GOAL:
Include in the output exactly the lines from the opening of the data through the line containing "Seg[]; x: number;", and nothing more.
* * *
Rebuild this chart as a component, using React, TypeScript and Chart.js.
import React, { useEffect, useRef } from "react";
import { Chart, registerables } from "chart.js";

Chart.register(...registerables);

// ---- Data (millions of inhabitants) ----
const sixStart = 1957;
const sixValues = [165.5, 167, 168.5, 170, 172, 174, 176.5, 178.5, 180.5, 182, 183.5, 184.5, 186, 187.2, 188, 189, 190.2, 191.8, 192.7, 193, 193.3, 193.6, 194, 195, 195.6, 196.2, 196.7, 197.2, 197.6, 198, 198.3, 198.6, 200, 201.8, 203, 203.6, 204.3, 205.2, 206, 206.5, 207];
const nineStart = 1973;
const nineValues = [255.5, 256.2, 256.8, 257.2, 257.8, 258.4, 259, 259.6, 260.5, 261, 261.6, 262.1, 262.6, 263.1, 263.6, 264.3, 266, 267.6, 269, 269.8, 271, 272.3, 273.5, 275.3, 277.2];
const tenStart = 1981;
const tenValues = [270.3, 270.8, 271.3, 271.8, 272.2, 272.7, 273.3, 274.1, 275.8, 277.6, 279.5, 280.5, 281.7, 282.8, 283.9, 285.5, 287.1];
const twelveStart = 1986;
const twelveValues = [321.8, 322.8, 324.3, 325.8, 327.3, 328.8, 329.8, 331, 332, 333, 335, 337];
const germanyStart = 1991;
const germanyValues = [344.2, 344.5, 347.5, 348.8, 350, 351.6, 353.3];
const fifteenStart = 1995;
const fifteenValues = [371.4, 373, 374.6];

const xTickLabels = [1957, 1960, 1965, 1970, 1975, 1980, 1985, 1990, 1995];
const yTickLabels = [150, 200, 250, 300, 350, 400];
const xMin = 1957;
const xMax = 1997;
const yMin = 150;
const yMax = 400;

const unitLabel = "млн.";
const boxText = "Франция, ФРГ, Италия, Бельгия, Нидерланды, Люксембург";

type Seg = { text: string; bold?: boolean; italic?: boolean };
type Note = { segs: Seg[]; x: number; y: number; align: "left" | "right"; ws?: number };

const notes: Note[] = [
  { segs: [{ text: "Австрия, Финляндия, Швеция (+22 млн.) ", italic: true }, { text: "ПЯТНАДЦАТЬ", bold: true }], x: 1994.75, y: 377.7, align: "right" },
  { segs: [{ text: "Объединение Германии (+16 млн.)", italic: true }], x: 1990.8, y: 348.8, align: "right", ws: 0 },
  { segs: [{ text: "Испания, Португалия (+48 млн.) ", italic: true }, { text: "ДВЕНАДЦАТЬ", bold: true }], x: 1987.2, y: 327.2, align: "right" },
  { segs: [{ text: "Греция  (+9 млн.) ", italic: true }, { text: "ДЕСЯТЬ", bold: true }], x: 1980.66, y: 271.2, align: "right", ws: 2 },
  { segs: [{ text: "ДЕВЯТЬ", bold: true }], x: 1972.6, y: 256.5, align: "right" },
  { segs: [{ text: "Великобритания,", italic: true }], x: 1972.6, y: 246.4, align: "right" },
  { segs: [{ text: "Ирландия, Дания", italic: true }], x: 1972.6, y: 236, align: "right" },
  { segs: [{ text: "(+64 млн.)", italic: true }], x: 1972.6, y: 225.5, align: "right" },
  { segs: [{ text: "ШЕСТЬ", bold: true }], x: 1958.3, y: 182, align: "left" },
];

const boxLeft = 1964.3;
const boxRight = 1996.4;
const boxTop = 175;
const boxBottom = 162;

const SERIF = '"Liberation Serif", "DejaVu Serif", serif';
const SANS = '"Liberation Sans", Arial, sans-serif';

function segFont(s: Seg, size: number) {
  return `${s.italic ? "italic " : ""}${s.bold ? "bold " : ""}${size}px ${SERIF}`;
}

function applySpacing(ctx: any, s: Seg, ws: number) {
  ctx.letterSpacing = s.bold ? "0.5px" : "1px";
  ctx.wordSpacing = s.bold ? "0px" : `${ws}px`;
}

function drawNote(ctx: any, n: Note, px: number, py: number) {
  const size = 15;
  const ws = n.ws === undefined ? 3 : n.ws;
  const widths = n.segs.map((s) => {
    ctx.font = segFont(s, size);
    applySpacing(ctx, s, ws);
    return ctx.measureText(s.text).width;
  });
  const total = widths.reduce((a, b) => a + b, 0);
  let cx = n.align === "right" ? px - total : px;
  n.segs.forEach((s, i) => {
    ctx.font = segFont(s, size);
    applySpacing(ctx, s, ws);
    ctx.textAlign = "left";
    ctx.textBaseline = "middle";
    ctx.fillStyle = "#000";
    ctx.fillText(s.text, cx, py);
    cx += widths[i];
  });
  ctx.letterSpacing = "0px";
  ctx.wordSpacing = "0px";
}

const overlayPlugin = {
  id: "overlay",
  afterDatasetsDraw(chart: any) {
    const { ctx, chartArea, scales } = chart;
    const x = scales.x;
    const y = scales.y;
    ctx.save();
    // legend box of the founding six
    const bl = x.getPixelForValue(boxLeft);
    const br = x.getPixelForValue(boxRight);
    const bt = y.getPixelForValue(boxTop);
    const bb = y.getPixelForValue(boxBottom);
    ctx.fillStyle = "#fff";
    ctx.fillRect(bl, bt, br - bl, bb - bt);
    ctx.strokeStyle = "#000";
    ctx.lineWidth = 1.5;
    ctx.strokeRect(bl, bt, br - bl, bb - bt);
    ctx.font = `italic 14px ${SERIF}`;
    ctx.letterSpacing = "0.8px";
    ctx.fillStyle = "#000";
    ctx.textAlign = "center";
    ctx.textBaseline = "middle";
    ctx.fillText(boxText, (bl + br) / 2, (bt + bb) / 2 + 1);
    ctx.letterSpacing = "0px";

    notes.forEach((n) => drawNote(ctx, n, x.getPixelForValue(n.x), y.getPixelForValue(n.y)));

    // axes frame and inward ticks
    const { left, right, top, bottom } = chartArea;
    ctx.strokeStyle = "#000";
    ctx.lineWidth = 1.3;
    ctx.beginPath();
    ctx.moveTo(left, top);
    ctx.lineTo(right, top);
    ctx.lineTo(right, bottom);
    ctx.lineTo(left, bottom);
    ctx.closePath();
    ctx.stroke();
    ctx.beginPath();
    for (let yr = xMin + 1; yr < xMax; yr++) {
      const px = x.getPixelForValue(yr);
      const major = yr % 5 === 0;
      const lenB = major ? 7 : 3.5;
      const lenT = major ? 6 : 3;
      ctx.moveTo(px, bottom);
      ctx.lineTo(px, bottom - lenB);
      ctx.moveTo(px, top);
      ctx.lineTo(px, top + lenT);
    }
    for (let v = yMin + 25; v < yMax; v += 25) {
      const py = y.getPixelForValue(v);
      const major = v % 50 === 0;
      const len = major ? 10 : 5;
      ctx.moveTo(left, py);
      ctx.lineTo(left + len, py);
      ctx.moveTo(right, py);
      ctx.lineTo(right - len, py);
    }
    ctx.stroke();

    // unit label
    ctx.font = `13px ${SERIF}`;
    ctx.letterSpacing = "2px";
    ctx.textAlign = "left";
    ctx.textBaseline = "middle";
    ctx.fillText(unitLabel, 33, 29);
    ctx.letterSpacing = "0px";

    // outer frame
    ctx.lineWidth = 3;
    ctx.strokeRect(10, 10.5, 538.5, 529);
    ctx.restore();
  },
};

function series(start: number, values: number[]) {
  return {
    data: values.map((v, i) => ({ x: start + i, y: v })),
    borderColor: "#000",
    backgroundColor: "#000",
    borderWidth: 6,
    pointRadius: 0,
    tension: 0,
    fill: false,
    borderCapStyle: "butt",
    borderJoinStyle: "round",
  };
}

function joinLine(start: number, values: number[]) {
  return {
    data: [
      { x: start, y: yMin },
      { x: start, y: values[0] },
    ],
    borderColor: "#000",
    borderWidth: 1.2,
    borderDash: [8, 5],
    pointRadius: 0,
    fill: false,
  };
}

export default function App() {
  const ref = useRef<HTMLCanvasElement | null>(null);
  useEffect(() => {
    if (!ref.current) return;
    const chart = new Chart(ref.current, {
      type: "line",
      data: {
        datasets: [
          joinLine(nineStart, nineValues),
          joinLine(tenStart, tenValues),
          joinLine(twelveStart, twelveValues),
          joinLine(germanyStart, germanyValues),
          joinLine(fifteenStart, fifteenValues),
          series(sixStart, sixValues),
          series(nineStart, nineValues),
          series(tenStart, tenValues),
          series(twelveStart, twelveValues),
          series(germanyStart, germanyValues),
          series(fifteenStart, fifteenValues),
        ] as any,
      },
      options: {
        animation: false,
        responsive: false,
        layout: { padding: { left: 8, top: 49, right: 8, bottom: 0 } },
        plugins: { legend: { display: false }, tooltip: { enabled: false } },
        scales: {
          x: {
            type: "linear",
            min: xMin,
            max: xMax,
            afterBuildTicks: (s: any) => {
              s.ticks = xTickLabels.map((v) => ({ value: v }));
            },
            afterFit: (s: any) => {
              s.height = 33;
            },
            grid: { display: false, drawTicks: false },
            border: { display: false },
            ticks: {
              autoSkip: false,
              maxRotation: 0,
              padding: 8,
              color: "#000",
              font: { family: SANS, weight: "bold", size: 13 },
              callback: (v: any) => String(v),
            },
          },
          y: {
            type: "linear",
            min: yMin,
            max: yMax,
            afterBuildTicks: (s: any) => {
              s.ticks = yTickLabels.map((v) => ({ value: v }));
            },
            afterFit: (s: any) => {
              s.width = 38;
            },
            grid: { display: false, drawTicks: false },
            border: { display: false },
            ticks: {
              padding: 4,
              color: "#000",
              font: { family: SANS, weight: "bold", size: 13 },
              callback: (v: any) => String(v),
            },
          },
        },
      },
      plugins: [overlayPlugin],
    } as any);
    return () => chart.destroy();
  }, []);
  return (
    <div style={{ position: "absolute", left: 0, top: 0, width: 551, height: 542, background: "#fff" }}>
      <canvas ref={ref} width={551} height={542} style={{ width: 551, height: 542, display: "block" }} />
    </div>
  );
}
* * *
WORKED ANSWER:
Rebuild this chart as a component, using React, TypeScript and Chart.js.
import React, { useEffect, useRef } from "react";
import { Chart, registerables } from "chart.js";

Chart.register(...registerables);

// ---- Data (millions of inhabitants) ----
const sixStart = 1957;
const sixValues = [165.5, 167, 168.5, 170, 172, 174, 176.5, 178.5, 180.5, 182, 183.5, 184.5, 186, 187.2, 188, 189, 190.2, 191.8, 192.7, 193, 193.3, 193.6, 194, 195, 195.6, 196.2, 196.7, 197.2, 197.6, 198, 198.3, 198.6, 200, 201.8, 203, 203.6, 204.3, 205.2, 206, 206.5, 207];
const nineStart = 1973;
const nineValues = [255.5, 256.2, 256.8, 257.2, 257.8, 258.4, 259, 259.6, 260.5, 261, 261.6, 262.1, 262.6, 263.1, 263.6, 264.3, 266, 267.6, 269, 269.8, 271, 272.3, 273.5, 275.3, 277.2];
const tenStart = 1981;
const tenValues = [270.3, 270.8, 271.3, 271.8, 272.2, 272.7, 273.3, 274.1, 275.8, 277.6, 279.5, 280.5, 281.7, 282.8, 283.9, 285.5, 287.1];
const twelveStart = 1986;
const twelveValues = [321.8, 322.8, 324.3, 325.8, 327.3, 328.8, 329.8, 331, 332, 333, 335, 337];
const germanyStart = 1991;
const germanyValues = [344.2, 344.5, 347.5, 348.8, 350, 351.6, 353.3];
const fifteenStart = 1995;
const fifteenValues = [371.4, 373, 374.6];

const xTickLabels = [1957, 1960, 1965, 1970, 1975, 1980, 1985, 1990, 1995];
const yTickLabels = [150, 200, 250, 300, 350, 400];
const xMin = 1957;
const xMax = 1997;
const yMin = 150;
const yMax = 400;

const unitLabel = "млн.";
const boxText = "Франция, ФРГ, Италия, Бельгия, Нидерланды, Люксембург";

type Seg = { text: string; bold?: boolean; italic?: boolean };
type Note = { segs: Seg[]; x: number; y: number; align: "left" | "right"; ws?: number };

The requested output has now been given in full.